• PARENT TIPS and IDEAS to help with Reading

     Read Aloud Tips

    Reading Aloud

    How to Read Aloud

    Effective storybook reading is an interactive process.  If we wait until after reading to discuss the story, we are missing out on valuable literacy opportunities.  When you precede the reading by inviting predictions and personal connections, you are creating context for the reading.   Taking time to discuss and clarify difficult concepts during the reading can prevent misunderstanding further on, and encouraging your child to respond during the reading enhances both comprehension and interest in the story.  Pausing to confirm and revise predictions, ask questions, and make inferences lay the groundwork for independent reading. Your child will learn that understanding text is a process that occurs before, during, and after reading.

    Before Reading

    • Preview the book and practice reading it with fluency and expression.
    • Plan an introduction—find links to personal experiences.
    • Introduce the title, author, and illustrator.
    • Introduce any information that may be necessary to facilitate understanding of the story.
    • Set a purpose for listening to the story (e.g., “I wonder” statements, such as I wonder what the wolf wants to do with the pigs, provide us focus for listening).

    During Reading

    • Read fluently and expressively.
    • Hold the books so your child can see the illustrations.
    • Try to establish frequent eye contact with your child.
    • Draw attention to the illustrations and features of the text.
    • Pause occasionally to revisit predictions, express curiosity, or comment on something interesting.
    • Invite your child to question and comment but keep it focused on the story.
    • Explain words and ideas you think your child might not understand.

    After Reading

    • Allow time for discussion
    • Encourage various levels of response with questions
    • Make personal connections to the text (e.g. “What did this story remind you of?”).
    • Retell the story or reread it to enhance comprehension.

     

    Jamison Rog, Lori (2002).
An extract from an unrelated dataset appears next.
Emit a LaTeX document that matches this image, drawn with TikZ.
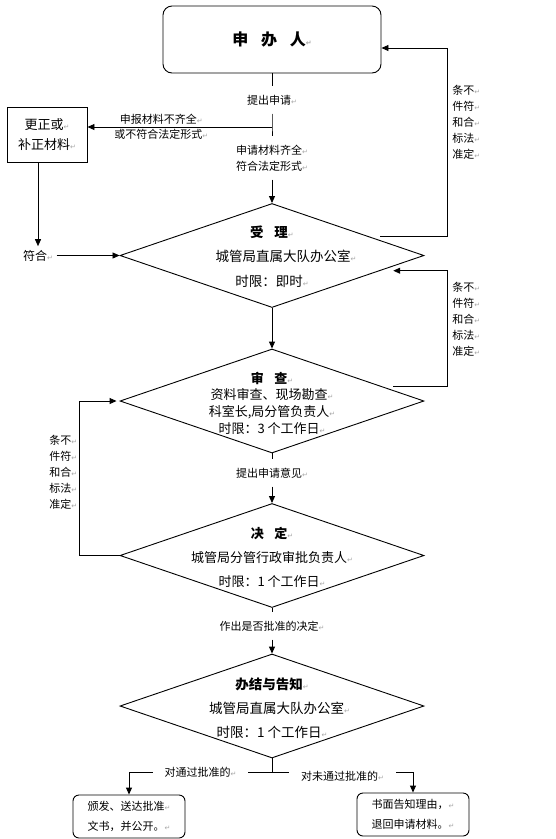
\documentclass[tikz,border=0pt]{standalone}
\usepackage{fontspec}
\setmainfont{Noto Sans CJK SC}
\newfontfamily\symfnt{DejaVu Sans}
\usetikzlibrary{shapes.geometric,arrows.meta,calc,positioning}
\newcommand{\retm}{{\symfnt\fontsize{7}{7}\selectfont\color{gray!70}↵}}
\begin{document}
\begin{tikzpicture}[x=1pt,y=-1pt,>={Triangle[length=7pt,width=6pt]},line width=0.9pt,
	font=\fontsize{11}{16}\selectfont,
	dia/.style={draw,diamond,minimum width=304pt,minimum height=104pt,inner sep=0pt},
	dtext/.style={align=center,font=\fontsize{13.5}{24.5}\selectfont},
	lbl/.style={align=center,inner xsep=2pt,inner ysep=8pt},
	note/.style={align=left,inner sep=0pt,anchor=west},
	endbox/.style={draw,rounded corners=6pt,minimum width=112pt,minimum height=43pt,align=left,font=\fontsize{11}{20}\selectfont}]
	\useasboundingbox (0,0) rectangle (556,839);
	\def\cx{272} \def\xr{447} \def\xl{79} % cot giua, duong vong
	\node[draw,rounded corners=9pt,minimum width=218pt,minimum height=67pt,font=\bfseries\fontsize{16}{16}\selectfont] (sbr) at (\cx,39.5) {申\hspace{0.8em}办\hspace{0.8em}人\retm};
	\node[lbl] (tq) at (\cx,100) {提出申请\retm};
	\coordinate (jc) at (\cx,127);
	\node[lbl] (ql) at (\cx,158) {申请材料齐全\retm\\符合法定形式\retm};
	\node[draw,minimum width=80pt,minimum height=55pt,align=center,font=\fontsize{13}{20}\selectfont] (gz) at (47,134.5) {更正或\retm\\补正材料\retm};
	\node[font=\fontsize{12}{12}\selectfont] (fh) at (38,255.5) {符合\retm};
	% cac buoc
	\node[dia] (sl) at (\cx,255.5) {};
	\node[dtext] (slt) at (\cx,256.5) {{\bfseries 受\hspace{0.8em}理}\retm\\\hspace*{28pt}城管局直属大队办公室\retm\\时限：即时\retm};
	\node[dia] (sc) at (\cx,401) {};
	\node[dtext,font=\fontsize{13}{16.7}\selectfont] (sct) at (\cx,403) {{\bfseries 审\hspace{0.8em}查}\retm\\资料审查、现场勘查\retm\\科室长,局分管负责人\retm\\时限：3 个工作日\retm};
	\node[lbl] (yj) at (\cx,473) {提出申请意见\retm};
	\node[dia] (jd) at (\cx,555.5) {};
	\node[dtext,font=\fontsize{13}{24}\selectfont] (jdt) at (\cx,557) {{\bfseries 决\hspace{0.8em}定}\retm\\城管局分管行政审批负责人\retm\\时限：1 个工作日\retm};
	\node[lbl] (zc) at (\cx,626) {作出是否批准的决定\retm};
	\node[dia] (bj) at (\cx,706) {};
	\node[dtext,font=\fontsize{13.5}{24}\selectfont] (bjt) at (\cx,708) {{\bfseries 办结与告知}\retm\\\hspace*{15pt}城管局直属大队办公室\retm\\时限：1 个工作日\retm};
	\coordinate (jn) at (\cx,772);
	\node[endbox] (ok) at (129,816.5) {颁发、送达批准\retm\\文书，并公开。\retm};
	\node[endbox] (no) at (413,814.5) {书面告知理由，\retm\\退回申请材料。\retm};
	\node[note] (n1) at (452,122.5) {条不\retm\\件符\retm\\和合\retm\\标法\retm\\准定\retm};
	\node[note] (n2) at (452,319.5) {条不\retm\\件符\retm\\和合\retm\\标法\retm\\准定\retm};
	\node[note] (n3) at (49,472) {条不\retm\\件符\retm\\和合\retm\\标法\retm\\准定\retm};
	% duong noi
	\draw (sbr) -- (tq);
	\draw (tq) -- (jc) -- (ql);
	\draw[->] (ql) -- (sl);
	\draw[->] (jc) -- node[pos=0.6,above,inner sep=2pt]{申报材料不齐全\retm} node[pos=0.6,below,inner sep=2pt]{或不符合法定形式\retm} (jc -| gz.east);
	\draw[->] (gz.south -| fh) -- (fh);
	\draw[->] (fh) -- (sl);
	\draw[->] (sl) -- (sc);
	\draw (sc) -- (yj);
	\draw[->] (yj) -- (jd);
	\draw (jd) -- (zc);
	\draw[->] (zc) -- (bj);
	\coordinate (p1) at ($(sl.north)!0.63!(sl.east)$);
	\coordinate (r1) at (\xr,48);
	\draw[->,shorten <=12pt] (p1) -| (r1) -- (r1 -| sbr.east);
	\coordinate (p2) at ($(sc.north)!0.73!(sc.east)$);
	\coordinate (q2) at ($(sl.east)!0.29!(sl.south)$);
	\draw[->,shorten <=10pt,shorten >=13pt] (p2) -| (q2 -| r1) -- (q2);
	\coordinate (l1) at (\xl,401);
	\draw[->,shorten >=3pt] (jd.west) -| (l1) -- (sc.west);
	\draw (bj) -- (jn);
	\draw[->] (jn) -| node[pos=0.25,fill=white,inner xsep=12pt,inner ysep=1pt]{对通过批准的\retm} (ok);
	\draw[->] (jn) -| node[pos=0.25,fill=white,inner xsep=12pt,inner ysep=1pt,yshift=-4pt]{对未通过批准的\retm} (no);
\end{tikzpicture}
\end{document}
Early Literacy Instruction in Kindergarten.  Interactive Storybook Reading: Making the Classroom Read-Aloud Program a Meaningful Experience, 6, 49-55.

     

     

    literacy terms

    alphabet knowledge: recognizing letters of the alphabet.
     
    assessment: a way to evaluate reading development and proficiency.
     

    buddy reading: pairing a child from an upper grade with a younger child.

     

    choral chanting: the entire class, or a small group of children, reads a passage together.

     
    comprehension: the ability to understand and gain meaning from what has been read.
     
    concepts about print: knowledge about books: how to hold them, move from left to right, front to back.
     
    decoding: the combination of phonemic awareness, letter recognition, and sound knowledge that enables us to break down new and unfamiliar words.
     
    echo chanting: the teacher reads one line of text and the child then reads the same line.
     
    emergent reading: the time between birth and when children begin to read and write in conventional ways.
     
    encoding: the combination of phonemic awareness, letter, and sound knowledge that enables us to spell words by translating sounds into letters.
     
    fluency: the ability to read text accurately and quickly.
     
    language acquisition: the stages of listening and speaking development.
     
    language proficiency: the level at which a person can speak and understand a language.
     
    letter identification: recognizing the letters of the alphabet.
     
    letter-sound relationship: recognizing the letters of the alphabet and their accompanying sounds.
     
    mental imagery: the skill of visualizing what you see after you have been read to.
     
    partner reading: involves peers reading together.
     
    phonemic awareness: the ability to hear and identify sounds in spoken words
     
    phonics: the relationship between the letters of written language and the sounds of spoken language.
     
    vocabulary: the words students must know to communicate effectively.